How to schedule your Windows 10 updates

Windows 10 is here, and with it a change that may surprise some home users used to handling Windows updates on their own. Microsoft will not support manual updates on Windows 10 Home PCs. Instead, all updates are automatically downloaded to your machine and then scheduled to install when your PC is idle.

There are some exceptions and workarounds to that, but for most of us updates are a mandatory affair. The one thing that Microsoft will let you do, however, is decide when your system actually restarts to install the updates.

Scheduling restarts

First, click on the Start menu, open the Settings app, and select Update & security > Windows Update. As you can see on the screen above there's already an option to select a restart time to finish installing an update. But we want to make sure we get notified every time the system requires a reboot. That we don't have to constantly check-in with the Settings app to see if an update is ready for installation.

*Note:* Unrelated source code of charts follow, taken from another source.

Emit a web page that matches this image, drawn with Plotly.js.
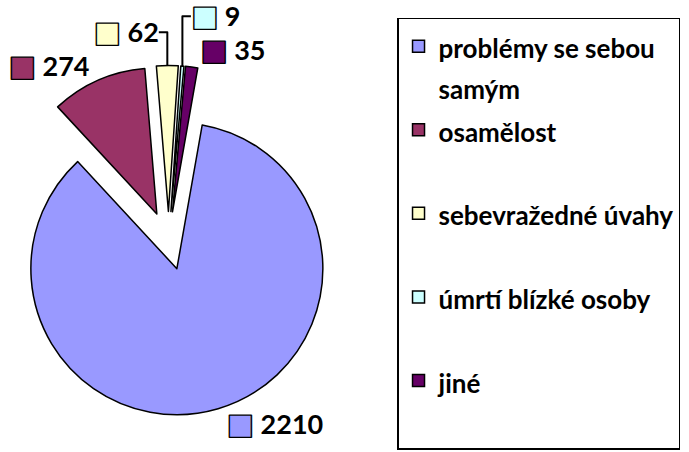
<!DOCTYPE html>
<html>
<head>
<meta charset="utf-8">
<script src="https://cdn.plot.ly/plotly-3.0.1.min.js"></script>
<style>
html,body{margin:0;padding:0;background:#fff;overflow:hidden;}
#chart{position:absolute;left:-11px;top:0;width:700px;height:452px;}
</style>
</head>
<body>
<div id="chart"></div>
<script>
// Data
var categories = ["problémy se sebou samým", "osamělost", "sebevražedné úvahy", "úmrtí blízké osoby", "jiné"];
var values = [2210, 274, 62, 9, 35];
var colors = ["#9999FF", "#993366", "#FFFFCC", "#CCFFFF", "#660066"];
var pulls = [0.2, 0.2, 0.2, 0.2, 0.2];

// legend labels (line breaks for wrapping/spacing)
var legendLabels = [
  "problémy se sebou<br>samým",
  "osamělost<br> ",
  "sebevražedné úvahy<br> ",
  "úmrtí blízké osoby<br> ",
  "jiné<br> "
].map(function(s){
  return s.split("<br>").map(function(l){ return "<span style='font-size:26px'>" + l + "</span>"; }).join("<br>");
});

var templates = colors.map(function(c){
  return "<span style='font-family:DejaVu Sans;font-size:29px;fill:" + c + ";stroke:#000;stroke-width:1.4px'>■</span> %{value:d}";
});

var trace = {
  type: "pie",
  labels: legendLabels,
  values: values,
  sort: false,
  direction: "clockwise",
  rotation: 10,
  pull: pulls,
  marker: {colors: colors, line: {color: "#000", width: 1.5}},
  texttemplate: templates,
  textposition: "outside",
  textfont: {family: "Lato", size: 27, color: "#000", weight: "bold"},
  hoverinfo: "none",
  domain: {x: [0.0063, 0.5069], y: [0.0799, 0.8551]}
};

var layout = {
  width: 700,
  height: 452,
  margin: {l: 0, r: 0, t: 0, b: 0},
  paper_bgcolor: "#fff",
  showlegend: true,
  legend: {
    x: 0.5829, xanchor: "left",
    y: 0.9602, yanchor: "top",
    bordercolor: "#000",
    borderwidth: 1.5,
    valign: "top",
    font: {family: "Lato", size: 31, color: "#000", weight: "bold"}
  }
};

Plotly.newPlot("chart", [trace], layout, {staticPlot: true});
</script>
</body>
</html>
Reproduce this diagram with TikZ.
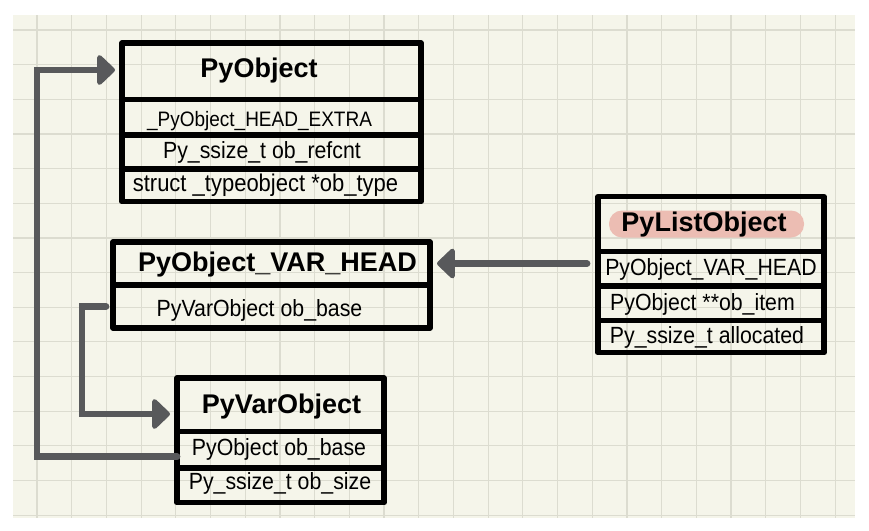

Click on Advanced options at the bottom of the Windows Update screen. At the top of the next screen you'll see a drop down menu under Choose how updates are installed. Click the drop down and select Notify to schedule restart.

Now, hit the back button in the upper left corner of the Settings app to return to the previous screen. If an update is ready to go, click the Select a restart time radio button and adjust the fields to your liking. You can choose any time in the next week to restart your system. If you'd rather restart right away there's a Restart now button towards the bottom of the screen.

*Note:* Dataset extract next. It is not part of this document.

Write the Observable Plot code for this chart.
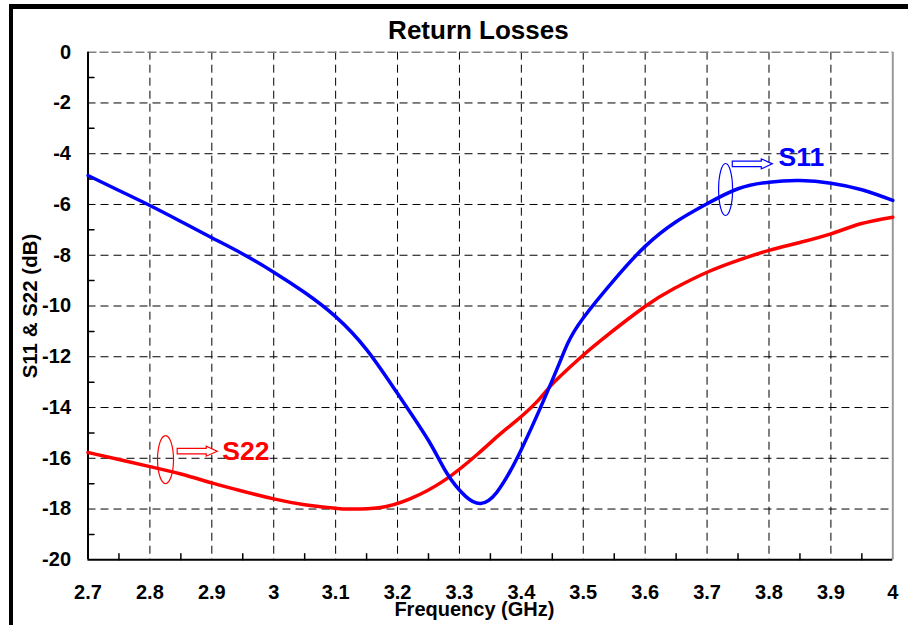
<!DOCTYPE html>
<html>
<head>
<meta charset="utf-8">
<script src="https://cdn.jsdelivr.net/npm/d3@7"></script>
<script src="https://cdn.jsdelivr.net/npm/@observablehq/plot@0.6"></script>
<style>
  body { margin: 0; background: #fff; }
  #chart { position: relative; width: 908px; height: 625px; overflow: hidden; }
  #chart .outline {
    position: absolute; left: 8.5px; top: 3.5px; right: -20px; bottom: -20px;
    border-left: 4px solid #000; border-top: 5px solid #000; pointer-events: none;
  }
  #chart svg { display: block; }
</style>
</head>
<body>
<div id="chart"><div class="outline"></div></div>
<script>
// Measured return losses (dB) versus frequency (GHz)
const freqS11 = [2.70, 2.75, 2.80, 2.85, 2.90, 2.95, 3.00, 3.05, 3.10, 3.15, 3.20, 3.25, 3.28, 3.31, 3.334, 3.36, 3.40, 3.45, 3.475, 3.50, 3.55, 3.60, 3.65, 3.70, 3.75, 3.80, 3.85, 3.90, 3.95, 4.00];
const s11 = [-4.86, -5.45, -6.04, -6.67, -7.31, -7.95, -8.67, -9.47, -10.42, -11.72, -13.45, -15.30, -16.60, -17.50, -17.78, -17.35, -15.65, -12.92, -11.47, -10.47, -8.97, -7.65, -6.68, -5.97, -5.38, -5.12, -5.06, -5.16, -5.42, -5.84];

const freqS22 = [2.70, 2.75, 2.80, 2.85, 2.90, 2.95, 3.00, 3.05, 3.10, 3.12, 3.17, 3.22, 3.275, 3.33, 3.366, 3.393, 3.426, 3.453, 3.496, 3.528, 3.598, 3.646, 3.70, 3.75, 3.80, 3.851, 3.90, 3.948, 4.00];
const s22 = [-15.77, -16.05, -16.33, -16.62, -16.97, -17.30, -17.60, -17.83, -17.97, -18.00, -17.95, -17.60, -16.88, -15.82, -15.04, -14.50, -13.75, -13.00, -12.02, -11.36, -10.05, -9.32, -8.67, -8.20, -7.81, -7.49, -7.16, -6.76, -6.50];

// Axis ticks
const xTicks = [2.7, 2.8, 2.9, 3, 3.1, 3.2, 3.3, 3.4, 3.5, 3.6, 3.7, 3.8, 3.9, 4];
const xMinorTicks = [2.75, 2.85, 2.95, 3.05, 3.15, 3.25, 3.35, 3.45, 3.55, 3.65, 3.75, 3.85, 3.95];
const yTicks = [0, -2, -4, -6, -8, -10, -12, -14, -16, -18, -20];
const yMinorTicks = [-1, -3, -5, -7, -9, -11, -13, -15, -17, -19];

// Series call-outs: ellipse round the curve, arrow, then the name
const seriesNames = ["S11", "S22"];
const seriesColors = ["#0000ff", "#ff0000"];
const calloutRing = [{f: 3.7299, db: -5.41}, {f: 2.8252, db: -16.05}];
const calloutArrow = [{f: 3.7730, db: -4.40}, {f: 2.8764, db: -15.72}];
const calloutText = [{f: 3.8155, db: -4.13}, {f: 2.9168, db: -15.73}];

const s11Data = freqS11.map((f, i) => ({f, db: s11[i]}));
const s22Data = freqS22.map((f, i) => ({f, db: s22[i]}));

// Custom symbols drawn through Plot.dot
const ellipse = (rx, ry) => ({
  draw(ctx) {
    const k = 0.5523;
    ctx.moveTo(rx, 0);
    ctx.bezierCurveTo(rx, ry * k, rx * k, ry, 0, ry);
    ctx.bezierCurveTo(-rx * k, ry, -rx, ry * k, -rx, 0);
    ctx.bezierCurveTo(-rx, -ry * k, -rx * k, -ry, 0, -ry);
    ctx.bezierCurveTo(rx * k, -ry, rx, -ry * k, rx, 0);
    ctx.closePath();
  }
});
const blockArrow = {
  draw(ctx) {
    ctx.moveTo(-20, -2.8);
    ctx.lineTo(9, -2.8);
    ctx.lineTo(9, -5);
    ctx.lineTo(20, 0);
    ctx.lineTo(9, 5);
    ctx.lineTo(9, 2.8);
    ctx.lineTo(-20, 2.8);
    ctx.closePath();
  }
};
const tickShape = { draw(ctx, l) { ctx.moveTo(0, 0); ctx.lineTo(0, -l); } };

const font = "Arial, 'Liberation Sans', sans-serif";
const dash = "8,5";

const chart = Plot.plot({
  width: 908,
  height: 625,
  marginLeft: 87.5,
  marginRight: 15.7,
  marginTop: 51.7,
  marginBottom: 65.7,
  style: {fontFamily: font, background: "transparent", overflow: "visible"},
  x: {domain: [2.7, 4]},
  y: {domain: [-20, 0]},
  marks: [
    // grid
    Plot.ruleX(xTicks.slice(1, -1), {stroke: "#000", strokeWidth: 1, strokeDasharray: dash}),
    Plot.ruleY(yTicks.slice(1, -1), {stroke: "#000", strokeWidth: 1, strokeDasharray: dash}),
    // plot-area border
    Plot.ruleY([0], {stroke: "#808080", strokeWidth: 1.5, strokeDasharray: "9,3"}),
    Plot.ruleX([4], {stroke: "#999", strokeWidth: 2}),
    Plot.ruleX([2.7], {stroke: "#000", strokeWidth: 2}),
    Plot.ruleY([-20], {stroke: "#000", strokeWidth: 2}),
    // minor ticks pointing inward
    Plot.vector(yMinorTicks, {x: () => 2.7, y: d => d, length: 6, rotate: 90, anchor: "start", shape: tickShape, stroke: "#000", strokeWidth: 1.5}),
    Plot.vector(xMinorTicks, {x: d => d, y: () => -20, length: 6, rotate: 0, anchor: "start", shape: tickShape, stroke: "#000", strokeWidth: 1.5}),
    // axes
    Plot.axisX(xTicks, {tickSize: 0, tickPadding: 25, fontSize: 20, fontWeight: "bold", tickFormat: d => String(d), label: null}),
    Plot.axisY(yTicks, {tickSize: 0, tickPadding: 17, fontSize: 20, fontWeight: "bold", tickFormat: d => String(d), label: null}),
    // curves
    Plot.line(s22Data, {x: "f", y: "db", stroke: seriesColors[1], strokeWidth: 3.5, curve: "natural"}),
    Plot.line(s11Data, {x: "f", y: "db", stroke: seriesColors[0], strokeWidth: 3.5, curve: "natural"}),
    // call-outs
    Plot.dot([calloutRing[0]], {x: "f", y: "db", symbol: ellipse(7, 26), r: 5, stroke: seriesColors[0], strokeWidth: 1.2, fill: "none"}),
    Plot.dot([calloutRing[1]], {x: "f", y: "db", symbol: ellipse(8, 24), r: 5, stroke: seriesColors[1], strokeWidth: 1.2, fill: "none"}),
    Plot.dot(calloutArrow, {x: "f", y: "db", symbol: blockArrow, r: 5, stroke: (d, i) => seriesColors[i], strokeWidth: 1.2, fill: "#fff"}),
    Plot.text(calloutText, {x: "f", y: "db", text: (d, i) => seriesNames[i], fill: (d, i) => seriesColors[i], fontSize: 26.5, fontWeight: "bold", textAnchor: "start"}),
    // titles
    Plot.text(["Return Losses"], {frameAnchor: "top", lineAnchor: "middle", dy: -22, dx: -12, fontSize: 26, fontWeight: "bold", fill: "#000"}),
    Plot.text(["Frequency (GHz)"], {frameAnchor: "bottom", lineAnchor: "middle", dy: 50, dx: -16, fontSize: 20, fontWeight: "bold", fill: "#000"}),
    Plot.text(["S11 & S22 (dB)"], {frameAnchor: "left", textAnchor: "middle", lineAnchor: "middle", dx: -58, rotate: -90, fontSize: 20.5, fontWeight: "bold", fill: "#000"})
  ]
});

document.getElementById("chart").prepend(chart);
</script>
</body>
</html>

Keep in mind this tweak does not pause update restarts, it only notifies you that a restart is required soon. Windows will schedule its own reboot first, and you must override it manually by scheduling your own.

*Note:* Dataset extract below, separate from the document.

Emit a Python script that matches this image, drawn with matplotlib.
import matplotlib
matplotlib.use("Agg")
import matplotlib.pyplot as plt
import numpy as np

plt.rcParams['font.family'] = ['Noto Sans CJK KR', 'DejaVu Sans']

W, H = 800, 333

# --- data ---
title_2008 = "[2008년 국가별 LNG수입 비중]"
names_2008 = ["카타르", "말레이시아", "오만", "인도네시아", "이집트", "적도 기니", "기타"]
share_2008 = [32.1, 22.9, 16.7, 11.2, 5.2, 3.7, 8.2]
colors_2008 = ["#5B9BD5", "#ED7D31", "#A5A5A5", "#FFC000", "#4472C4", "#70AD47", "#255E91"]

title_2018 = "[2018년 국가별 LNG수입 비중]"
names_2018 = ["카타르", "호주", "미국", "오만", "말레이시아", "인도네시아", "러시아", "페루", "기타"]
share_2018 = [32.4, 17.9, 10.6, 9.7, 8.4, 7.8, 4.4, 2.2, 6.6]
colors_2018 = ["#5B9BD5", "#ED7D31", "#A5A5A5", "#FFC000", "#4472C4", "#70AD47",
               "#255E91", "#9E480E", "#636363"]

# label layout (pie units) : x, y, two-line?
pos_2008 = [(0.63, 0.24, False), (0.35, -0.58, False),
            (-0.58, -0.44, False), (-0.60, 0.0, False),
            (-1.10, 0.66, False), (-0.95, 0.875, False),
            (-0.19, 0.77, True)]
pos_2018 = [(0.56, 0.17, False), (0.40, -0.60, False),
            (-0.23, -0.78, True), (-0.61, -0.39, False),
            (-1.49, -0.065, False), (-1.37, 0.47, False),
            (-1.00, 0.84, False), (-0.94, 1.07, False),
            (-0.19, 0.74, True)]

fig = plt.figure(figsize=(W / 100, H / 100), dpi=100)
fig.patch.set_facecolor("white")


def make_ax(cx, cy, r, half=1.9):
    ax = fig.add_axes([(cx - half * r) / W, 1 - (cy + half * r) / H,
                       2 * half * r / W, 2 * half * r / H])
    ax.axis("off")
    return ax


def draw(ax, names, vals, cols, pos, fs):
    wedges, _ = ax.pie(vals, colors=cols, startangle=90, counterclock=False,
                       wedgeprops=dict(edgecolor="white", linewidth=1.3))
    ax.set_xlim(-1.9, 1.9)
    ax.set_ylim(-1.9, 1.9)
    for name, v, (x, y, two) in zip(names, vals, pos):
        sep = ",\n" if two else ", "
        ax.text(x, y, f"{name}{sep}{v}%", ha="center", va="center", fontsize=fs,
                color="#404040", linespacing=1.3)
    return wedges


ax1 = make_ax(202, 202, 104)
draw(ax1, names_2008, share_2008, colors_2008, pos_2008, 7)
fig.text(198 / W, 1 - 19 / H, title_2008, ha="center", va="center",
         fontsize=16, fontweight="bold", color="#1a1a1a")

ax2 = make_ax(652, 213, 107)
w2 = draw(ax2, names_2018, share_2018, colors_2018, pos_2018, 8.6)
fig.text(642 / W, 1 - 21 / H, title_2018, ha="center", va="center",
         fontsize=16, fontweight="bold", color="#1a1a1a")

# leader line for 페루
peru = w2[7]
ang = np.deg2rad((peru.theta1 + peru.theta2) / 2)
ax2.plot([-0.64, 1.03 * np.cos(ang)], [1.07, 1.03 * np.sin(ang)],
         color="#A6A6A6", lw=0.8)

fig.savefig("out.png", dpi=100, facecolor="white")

Why is Microsoft doing this

With Windows 10, Microsoft is switching to the concept of "Windows as a service." Under this model, the OS is never "done." Instead it will continually receive feature updates, as well as Microsoft's usual security patches. At least that's what Microsoft says will happen.

For regular users, the basic takeaway is that you must stay current with Microsoft's latest updates as they roll out. There is a power user utility to manually block specific updates if they mess up your system, and you can get around silently downloaded updates if you're on a metered connection.

For the most part, however, you must take the updates as they come. That may not be much of a change for most of you, as Windows 7 and 8.1 both have automatic update features that silently download and install changes in the background. The difference in the older systems compared to Windows 10 is that Microsoft offered a manual update option--which no longer exists.